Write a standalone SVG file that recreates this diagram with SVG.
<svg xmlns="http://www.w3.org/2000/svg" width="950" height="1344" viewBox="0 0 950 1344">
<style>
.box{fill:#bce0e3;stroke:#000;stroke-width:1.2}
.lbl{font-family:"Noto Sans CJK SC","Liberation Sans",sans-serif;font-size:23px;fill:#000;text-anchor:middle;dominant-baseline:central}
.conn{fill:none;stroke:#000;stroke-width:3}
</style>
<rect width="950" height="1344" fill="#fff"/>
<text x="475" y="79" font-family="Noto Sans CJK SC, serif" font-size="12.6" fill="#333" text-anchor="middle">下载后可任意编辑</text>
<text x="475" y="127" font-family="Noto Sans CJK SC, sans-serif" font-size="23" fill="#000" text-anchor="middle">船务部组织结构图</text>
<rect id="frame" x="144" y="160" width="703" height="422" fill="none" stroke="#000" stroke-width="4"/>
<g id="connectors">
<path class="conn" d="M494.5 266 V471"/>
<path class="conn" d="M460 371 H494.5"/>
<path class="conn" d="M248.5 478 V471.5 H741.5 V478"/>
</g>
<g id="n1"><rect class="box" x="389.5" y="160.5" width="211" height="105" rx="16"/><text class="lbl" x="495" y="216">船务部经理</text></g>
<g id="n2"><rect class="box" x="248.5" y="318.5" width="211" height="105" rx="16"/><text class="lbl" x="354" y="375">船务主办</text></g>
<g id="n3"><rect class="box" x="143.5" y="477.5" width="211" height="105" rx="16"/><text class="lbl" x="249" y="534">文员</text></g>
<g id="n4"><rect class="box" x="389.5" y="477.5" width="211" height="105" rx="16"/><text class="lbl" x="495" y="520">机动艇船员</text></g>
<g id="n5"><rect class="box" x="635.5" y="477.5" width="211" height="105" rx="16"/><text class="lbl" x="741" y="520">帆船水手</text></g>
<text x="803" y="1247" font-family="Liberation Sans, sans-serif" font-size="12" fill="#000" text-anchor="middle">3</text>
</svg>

--

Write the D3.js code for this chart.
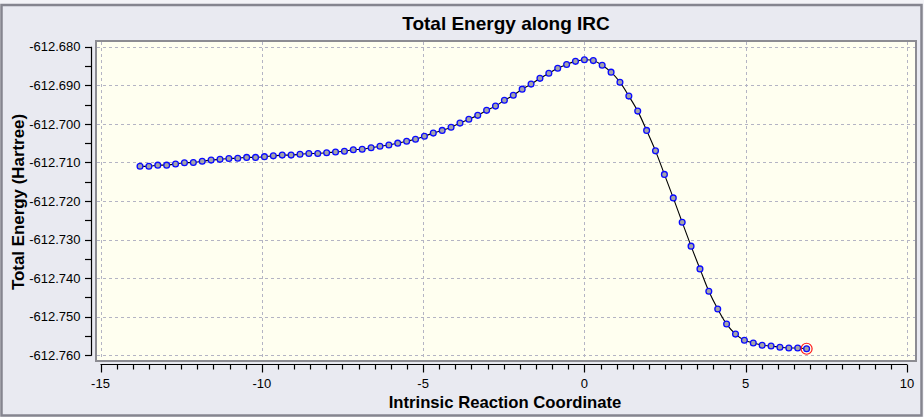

- **Short problem**:
Only lines that contain the word "Write" are wanted; copy each of them.

- **Expected answer**:
Write a standalone SVG file that recreates this diagram with SVG.
Write the D3.js code for this chart.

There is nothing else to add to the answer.